**PROMPT**
Take the line containing "Generate a Python", the line containing "ha='center', va='center', fontsize=9.5, color='#1a1a1a')", and all lines between them, and transcribe them exactly. Leave out pictures.

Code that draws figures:

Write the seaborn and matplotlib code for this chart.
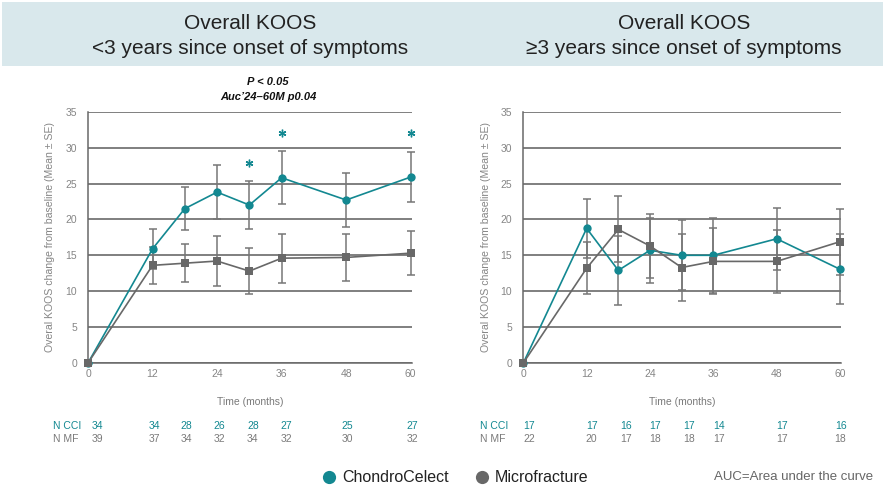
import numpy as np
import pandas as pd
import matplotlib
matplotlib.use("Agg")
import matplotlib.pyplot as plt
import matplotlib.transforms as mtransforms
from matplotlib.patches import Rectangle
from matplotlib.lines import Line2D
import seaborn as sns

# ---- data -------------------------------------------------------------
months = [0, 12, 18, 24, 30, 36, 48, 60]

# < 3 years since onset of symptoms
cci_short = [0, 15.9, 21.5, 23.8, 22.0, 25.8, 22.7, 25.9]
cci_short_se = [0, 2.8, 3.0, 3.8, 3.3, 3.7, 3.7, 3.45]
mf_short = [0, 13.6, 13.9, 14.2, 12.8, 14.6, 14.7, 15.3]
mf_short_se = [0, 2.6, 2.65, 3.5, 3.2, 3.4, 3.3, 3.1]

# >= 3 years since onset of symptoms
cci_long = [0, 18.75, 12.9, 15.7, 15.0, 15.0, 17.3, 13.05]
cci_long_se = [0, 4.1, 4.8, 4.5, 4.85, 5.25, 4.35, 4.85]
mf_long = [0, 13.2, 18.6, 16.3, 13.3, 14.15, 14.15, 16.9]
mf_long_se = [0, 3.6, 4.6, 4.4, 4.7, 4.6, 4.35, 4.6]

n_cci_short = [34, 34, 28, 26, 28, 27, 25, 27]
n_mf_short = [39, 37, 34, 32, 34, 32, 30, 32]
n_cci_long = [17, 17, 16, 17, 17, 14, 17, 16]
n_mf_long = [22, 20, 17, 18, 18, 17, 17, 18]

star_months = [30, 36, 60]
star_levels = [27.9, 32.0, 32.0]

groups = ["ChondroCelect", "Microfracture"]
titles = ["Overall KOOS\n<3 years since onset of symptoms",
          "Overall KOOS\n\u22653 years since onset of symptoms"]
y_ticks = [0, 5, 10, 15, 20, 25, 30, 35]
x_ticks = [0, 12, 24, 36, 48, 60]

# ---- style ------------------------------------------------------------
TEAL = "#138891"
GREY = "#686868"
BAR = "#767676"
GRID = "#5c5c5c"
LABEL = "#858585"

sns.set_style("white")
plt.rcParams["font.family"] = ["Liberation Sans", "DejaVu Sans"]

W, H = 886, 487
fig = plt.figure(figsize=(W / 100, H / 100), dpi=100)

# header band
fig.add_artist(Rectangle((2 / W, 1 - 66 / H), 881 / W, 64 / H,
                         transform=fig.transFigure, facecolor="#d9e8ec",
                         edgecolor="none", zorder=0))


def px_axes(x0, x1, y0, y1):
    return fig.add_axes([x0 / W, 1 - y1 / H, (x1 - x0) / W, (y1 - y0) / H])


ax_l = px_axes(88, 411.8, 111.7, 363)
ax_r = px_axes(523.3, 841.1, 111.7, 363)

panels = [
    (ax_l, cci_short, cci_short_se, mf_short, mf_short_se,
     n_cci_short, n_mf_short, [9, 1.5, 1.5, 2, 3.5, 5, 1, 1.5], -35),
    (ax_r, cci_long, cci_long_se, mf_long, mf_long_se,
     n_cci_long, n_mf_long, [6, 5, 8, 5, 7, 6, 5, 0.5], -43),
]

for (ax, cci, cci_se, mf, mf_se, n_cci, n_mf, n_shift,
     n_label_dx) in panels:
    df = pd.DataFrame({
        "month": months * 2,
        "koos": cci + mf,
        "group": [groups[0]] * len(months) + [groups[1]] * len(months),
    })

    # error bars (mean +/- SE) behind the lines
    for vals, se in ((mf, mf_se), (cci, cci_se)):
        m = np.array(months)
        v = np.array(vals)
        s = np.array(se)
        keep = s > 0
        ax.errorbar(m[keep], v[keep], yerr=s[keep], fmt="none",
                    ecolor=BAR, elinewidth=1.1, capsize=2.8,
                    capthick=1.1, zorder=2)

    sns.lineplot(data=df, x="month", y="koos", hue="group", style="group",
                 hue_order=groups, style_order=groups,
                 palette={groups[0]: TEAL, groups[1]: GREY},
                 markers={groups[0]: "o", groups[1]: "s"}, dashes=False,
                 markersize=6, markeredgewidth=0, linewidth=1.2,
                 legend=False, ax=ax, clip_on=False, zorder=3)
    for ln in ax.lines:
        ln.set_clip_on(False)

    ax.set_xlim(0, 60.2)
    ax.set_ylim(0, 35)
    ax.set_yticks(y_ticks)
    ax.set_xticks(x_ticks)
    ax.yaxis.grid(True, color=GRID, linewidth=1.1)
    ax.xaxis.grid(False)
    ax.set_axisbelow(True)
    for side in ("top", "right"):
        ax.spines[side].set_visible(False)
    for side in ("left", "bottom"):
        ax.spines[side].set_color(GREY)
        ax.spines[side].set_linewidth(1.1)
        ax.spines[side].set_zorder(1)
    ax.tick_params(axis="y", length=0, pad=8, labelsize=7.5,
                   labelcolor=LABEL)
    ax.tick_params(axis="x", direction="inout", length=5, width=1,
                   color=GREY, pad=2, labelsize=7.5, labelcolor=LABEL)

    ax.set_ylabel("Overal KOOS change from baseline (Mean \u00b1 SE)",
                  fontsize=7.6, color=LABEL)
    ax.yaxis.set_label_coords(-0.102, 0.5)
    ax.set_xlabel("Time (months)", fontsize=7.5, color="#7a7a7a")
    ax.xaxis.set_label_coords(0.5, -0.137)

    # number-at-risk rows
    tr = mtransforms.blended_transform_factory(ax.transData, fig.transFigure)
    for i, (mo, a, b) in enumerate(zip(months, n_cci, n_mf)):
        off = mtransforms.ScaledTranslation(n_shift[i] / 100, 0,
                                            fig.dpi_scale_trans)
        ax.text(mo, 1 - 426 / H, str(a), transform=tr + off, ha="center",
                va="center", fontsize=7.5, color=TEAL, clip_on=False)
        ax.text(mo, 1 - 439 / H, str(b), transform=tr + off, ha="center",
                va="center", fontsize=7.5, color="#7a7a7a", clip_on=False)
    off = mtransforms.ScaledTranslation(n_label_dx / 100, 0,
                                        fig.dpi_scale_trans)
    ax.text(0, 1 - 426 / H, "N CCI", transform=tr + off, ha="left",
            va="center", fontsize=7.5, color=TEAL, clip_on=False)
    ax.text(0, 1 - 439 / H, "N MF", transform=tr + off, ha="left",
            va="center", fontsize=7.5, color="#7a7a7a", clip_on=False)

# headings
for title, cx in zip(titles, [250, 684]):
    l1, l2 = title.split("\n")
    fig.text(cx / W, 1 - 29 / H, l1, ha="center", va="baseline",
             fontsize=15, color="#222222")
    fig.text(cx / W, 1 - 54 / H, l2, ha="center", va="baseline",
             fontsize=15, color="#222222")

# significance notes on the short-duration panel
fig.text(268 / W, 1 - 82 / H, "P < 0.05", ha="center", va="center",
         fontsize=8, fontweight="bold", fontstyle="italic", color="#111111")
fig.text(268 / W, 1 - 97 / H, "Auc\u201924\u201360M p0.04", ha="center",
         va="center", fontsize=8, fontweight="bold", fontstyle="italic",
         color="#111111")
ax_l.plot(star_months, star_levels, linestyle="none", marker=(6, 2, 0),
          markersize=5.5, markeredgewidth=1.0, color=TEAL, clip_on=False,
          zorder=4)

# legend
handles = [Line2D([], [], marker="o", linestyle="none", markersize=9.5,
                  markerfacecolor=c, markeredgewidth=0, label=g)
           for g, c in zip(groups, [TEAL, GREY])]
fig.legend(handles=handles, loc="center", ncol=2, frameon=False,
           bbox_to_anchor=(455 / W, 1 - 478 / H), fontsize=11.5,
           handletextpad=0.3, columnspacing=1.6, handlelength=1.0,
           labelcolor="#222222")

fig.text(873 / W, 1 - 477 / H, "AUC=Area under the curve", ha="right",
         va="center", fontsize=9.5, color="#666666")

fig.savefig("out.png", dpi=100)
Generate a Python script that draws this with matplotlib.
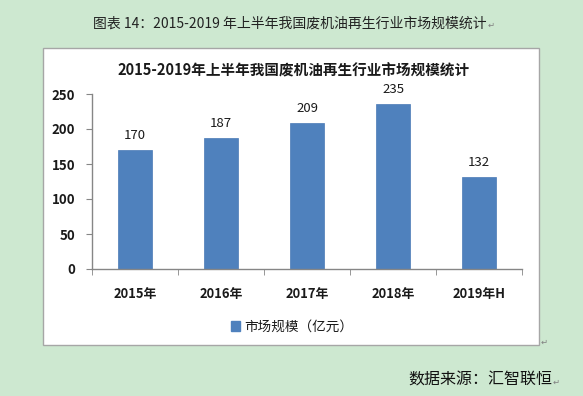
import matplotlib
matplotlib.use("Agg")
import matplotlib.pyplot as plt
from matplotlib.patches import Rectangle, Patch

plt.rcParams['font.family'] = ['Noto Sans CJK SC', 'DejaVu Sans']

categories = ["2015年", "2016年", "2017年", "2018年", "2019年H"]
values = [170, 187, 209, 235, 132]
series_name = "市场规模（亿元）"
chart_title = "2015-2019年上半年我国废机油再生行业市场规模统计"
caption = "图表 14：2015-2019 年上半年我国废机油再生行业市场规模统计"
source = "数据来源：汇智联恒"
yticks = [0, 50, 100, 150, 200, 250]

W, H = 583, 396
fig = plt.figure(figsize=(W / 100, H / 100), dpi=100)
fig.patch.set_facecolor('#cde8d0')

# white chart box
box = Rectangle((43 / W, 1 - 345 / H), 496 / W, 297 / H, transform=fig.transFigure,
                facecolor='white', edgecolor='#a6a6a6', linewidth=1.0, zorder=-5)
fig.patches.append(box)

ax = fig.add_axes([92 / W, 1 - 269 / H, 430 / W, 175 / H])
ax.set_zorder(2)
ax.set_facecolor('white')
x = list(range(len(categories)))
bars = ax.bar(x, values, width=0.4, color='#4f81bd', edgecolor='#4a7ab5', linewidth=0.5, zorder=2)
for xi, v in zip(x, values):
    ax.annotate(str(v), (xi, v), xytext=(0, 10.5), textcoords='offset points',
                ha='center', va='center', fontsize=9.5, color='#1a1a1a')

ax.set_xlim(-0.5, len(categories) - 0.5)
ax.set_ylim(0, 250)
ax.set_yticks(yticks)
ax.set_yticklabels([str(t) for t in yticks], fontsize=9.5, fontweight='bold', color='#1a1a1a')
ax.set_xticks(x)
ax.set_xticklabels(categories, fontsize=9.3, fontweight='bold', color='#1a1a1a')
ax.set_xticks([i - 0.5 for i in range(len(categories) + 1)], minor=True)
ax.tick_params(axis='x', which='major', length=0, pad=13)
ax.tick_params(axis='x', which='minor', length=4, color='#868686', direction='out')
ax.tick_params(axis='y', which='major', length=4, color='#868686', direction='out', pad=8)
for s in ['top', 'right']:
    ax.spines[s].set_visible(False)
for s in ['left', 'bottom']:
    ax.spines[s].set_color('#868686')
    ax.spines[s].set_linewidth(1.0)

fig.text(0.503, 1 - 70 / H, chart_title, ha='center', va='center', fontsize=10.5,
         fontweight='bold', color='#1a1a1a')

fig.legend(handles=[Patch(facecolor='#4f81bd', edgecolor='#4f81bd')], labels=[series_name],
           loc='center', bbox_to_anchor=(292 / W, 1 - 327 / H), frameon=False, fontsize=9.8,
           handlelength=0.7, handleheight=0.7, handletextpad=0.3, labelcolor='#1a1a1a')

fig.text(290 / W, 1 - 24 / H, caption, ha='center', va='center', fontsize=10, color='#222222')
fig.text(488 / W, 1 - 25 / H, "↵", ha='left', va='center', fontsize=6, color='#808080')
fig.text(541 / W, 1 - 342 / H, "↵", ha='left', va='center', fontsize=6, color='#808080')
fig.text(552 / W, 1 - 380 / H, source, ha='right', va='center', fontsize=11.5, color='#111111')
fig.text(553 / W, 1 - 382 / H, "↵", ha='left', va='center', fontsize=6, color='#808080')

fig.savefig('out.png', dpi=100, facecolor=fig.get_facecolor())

**WRITTEN ANSWER**
Generate a Python script that draws this with matplotlib.
import matplotlib
matplotlib.use("Agg")
import matplotlib.pyplot as plt
from matplotlib.patches import Rectangle, Patch

plt.rcParams['font.family'] = ['Noto Sans CJK SC', 'DejaVu Sans']

categories = ["2015年", "2016年", "2017年", "2018年", "2019年H"]
values = [170, 187, 209, 235, 132]
series_name = "市场规模（亿元）"
chart_title = "2015-2019年上半年我国废机油再生行业市场规模统计"
caption = "图表 14：2015-2019 年上半年我国废机油再生行业市场规模统计"
source = "数据来源：汇智联恒"
yticks = [0, 50, 100, 150, 200, 250]

W, H = 583, 396
fig = plt.figure(figsize=(W / 100, H / 100), dpi=100)
fig.patch.set_facecolor('#cde8d0')

# white chart box
box = Rectangle((43 / W, 1 - 345 / H), 496 / W, 297 / H, transform=fig.transFigure,
                facecolor='white', edgecolor='#a6a6a6', linewidth=1.0, zorder=-5)
fig.patches.append(box)

ax = fig.add_axes([92 / W, 1 - 269 / H, 430 / W, 175 / H])
ax.set_zorder(2)
ax.set_facecolor('white')
x = list(range(len(categories)))
bars = ax.bar(x, values, width=0.4, color='#4f81bd', edgecolor='#4a7ab5', linewidth=0.5, zorder=2)
for xi, v in zip(x, values):
    ax.annotate(str(v), (xi, v), xytext=(0, 10.5), textcoords='offset points',
                ha='center', va='center', fontsize=9.5, color='#1a1a1a')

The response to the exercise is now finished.